Goal: Starting with the first line of the listing, quote each line exactly until and including the one with "(0,0) rectangle (1341,1221);", leaving pictures out.

Provided data:
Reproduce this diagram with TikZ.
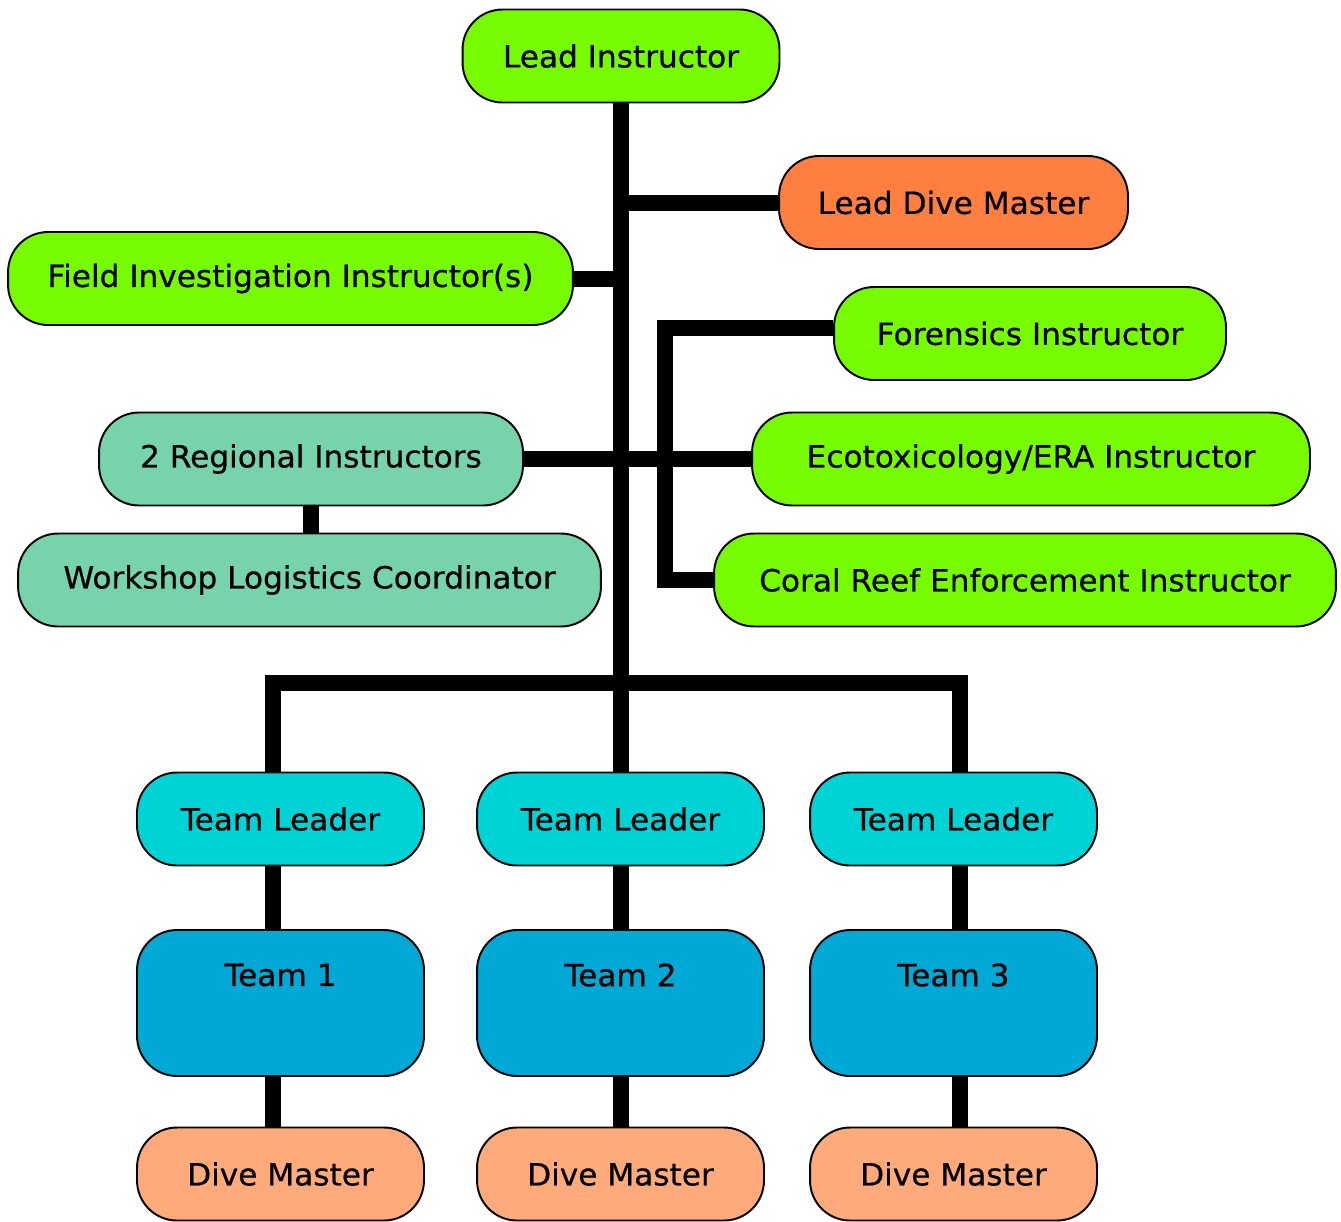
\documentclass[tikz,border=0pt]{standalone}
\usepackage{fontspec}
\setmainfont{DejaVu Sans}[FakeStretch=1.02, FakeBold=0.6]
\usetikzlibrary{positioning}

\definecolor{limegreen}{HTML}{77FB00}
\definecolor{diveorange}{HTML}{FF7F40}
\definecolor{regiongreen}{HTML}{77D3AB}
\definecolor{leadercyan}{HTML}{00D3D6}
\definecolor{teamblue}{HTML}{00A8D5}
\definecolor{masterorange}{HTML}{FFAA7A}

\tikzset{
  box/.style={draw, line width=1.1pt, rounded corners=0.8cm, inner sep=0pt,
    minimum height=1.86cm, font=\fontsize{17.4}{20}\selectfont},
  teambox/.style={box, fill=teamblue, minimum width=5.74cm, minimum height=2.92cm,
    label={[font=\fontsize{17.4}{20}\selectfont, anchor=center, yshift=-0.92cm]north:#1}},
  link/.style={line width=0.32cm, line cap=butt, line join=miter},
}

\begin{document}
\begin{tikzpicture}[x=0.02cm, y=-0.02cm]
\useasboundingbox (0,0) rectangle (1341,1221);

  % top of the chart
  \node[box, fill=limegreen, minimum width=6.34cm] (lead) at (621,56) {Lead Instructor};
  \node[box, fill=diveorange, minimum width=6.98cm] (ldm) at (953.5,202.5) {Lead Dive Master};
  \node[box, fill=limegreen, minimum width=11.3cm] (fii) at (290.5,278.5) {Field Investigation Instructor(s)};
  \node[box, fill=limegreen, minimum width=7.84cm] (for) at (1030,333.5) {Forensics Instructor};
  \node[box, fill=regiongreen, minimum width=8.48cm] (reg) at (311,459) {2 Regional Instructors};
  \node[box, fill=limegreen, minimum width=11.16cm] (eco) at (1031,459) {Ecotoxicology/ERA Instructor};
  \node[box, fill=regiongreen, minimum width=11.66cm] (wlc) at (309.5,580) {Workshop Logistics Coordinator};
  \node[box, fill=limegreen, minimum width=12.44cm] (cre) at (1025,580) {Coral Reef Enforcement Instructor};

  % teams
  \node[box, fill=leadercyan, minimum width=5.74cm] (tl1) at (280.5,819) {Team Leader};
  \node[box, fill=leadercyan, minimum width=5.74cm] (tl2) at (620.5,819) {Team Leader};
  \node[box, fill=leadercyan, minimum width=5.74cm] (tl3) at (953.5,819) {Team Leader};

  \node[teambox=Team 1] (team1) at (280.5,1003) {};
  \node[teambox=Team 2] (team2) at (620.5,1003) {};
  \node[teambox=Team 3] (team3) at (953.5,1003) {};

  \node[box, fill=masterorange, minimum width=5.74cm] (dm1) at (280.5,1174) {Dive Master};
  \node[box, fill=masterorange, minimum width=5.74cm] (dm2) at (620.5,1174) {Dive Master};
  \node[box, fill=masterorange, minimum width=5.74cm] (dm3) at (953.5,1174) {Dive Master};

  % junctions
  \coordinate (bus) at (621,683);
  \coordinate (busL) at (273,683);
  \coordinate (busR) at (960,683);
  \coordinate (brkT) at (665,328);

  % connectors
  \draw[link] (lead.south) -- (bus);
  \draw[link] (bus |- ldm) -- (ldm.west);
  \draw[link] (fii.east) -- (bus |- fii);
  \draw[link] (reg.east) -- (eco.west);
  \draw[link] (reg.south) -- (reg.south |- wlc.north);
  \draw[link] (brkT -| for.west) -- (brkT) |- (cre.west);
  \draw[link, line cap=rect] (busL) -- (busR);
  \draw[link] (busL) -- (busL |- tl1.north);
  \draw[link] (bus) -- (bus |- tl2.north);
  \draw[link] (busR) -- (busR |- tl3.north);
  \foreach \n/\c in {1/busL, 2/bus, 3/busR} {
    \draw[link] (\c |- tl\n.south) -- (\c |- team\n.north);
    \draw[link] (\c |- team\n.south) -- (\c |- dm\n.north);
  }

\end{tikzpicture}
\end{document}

Full answer:
Reproduce this diagram with TikZ.
\documentclass[tikz,border=0pt]{standalone}
\usepackage{fontspec}
\setmainfont{DejaVu Sans}[FakeStretch=1.02, FakeBold=0.6]
\usetikzlibrary{positioning}

\definecolor{limegreen}{HTML}{77FB00}
\definecolor{diveorange}{HTML}{FF7F40}
\definecolor{regiongreen}{HTML}{77D3AB}
\definecolor{leadercyan}{HTML}{00D3D6}
\definecolor{teamblue}{HTML}{00A8D5}
\definecolor{masterorange}{HTML}{FFAA7A}

\tikzset{
  box/.style={draw, line width=1.1pt, rounded corners=0.8cm, inner sep=0pt,
    minimum height=1.86cm, font=\fontsize{17.4}{20}\selectfont},
  teambox/.style={box, fill=teamblue, minimum width=5.74cm, minimum height=2.92cm,
    label={[font=\fontsize{17.4}{20}\selectfont, anchor=center, yshift=-0.92cm]north:#1}},
  link/.style={line width=0.32cm, line cap=butt, line join=miter},
}

\begin{document}
\begin{tikzpicture}[x=0.02cm, y=-0.02cm]
\useasboundingbox (0,0) rectangle (1341,1221);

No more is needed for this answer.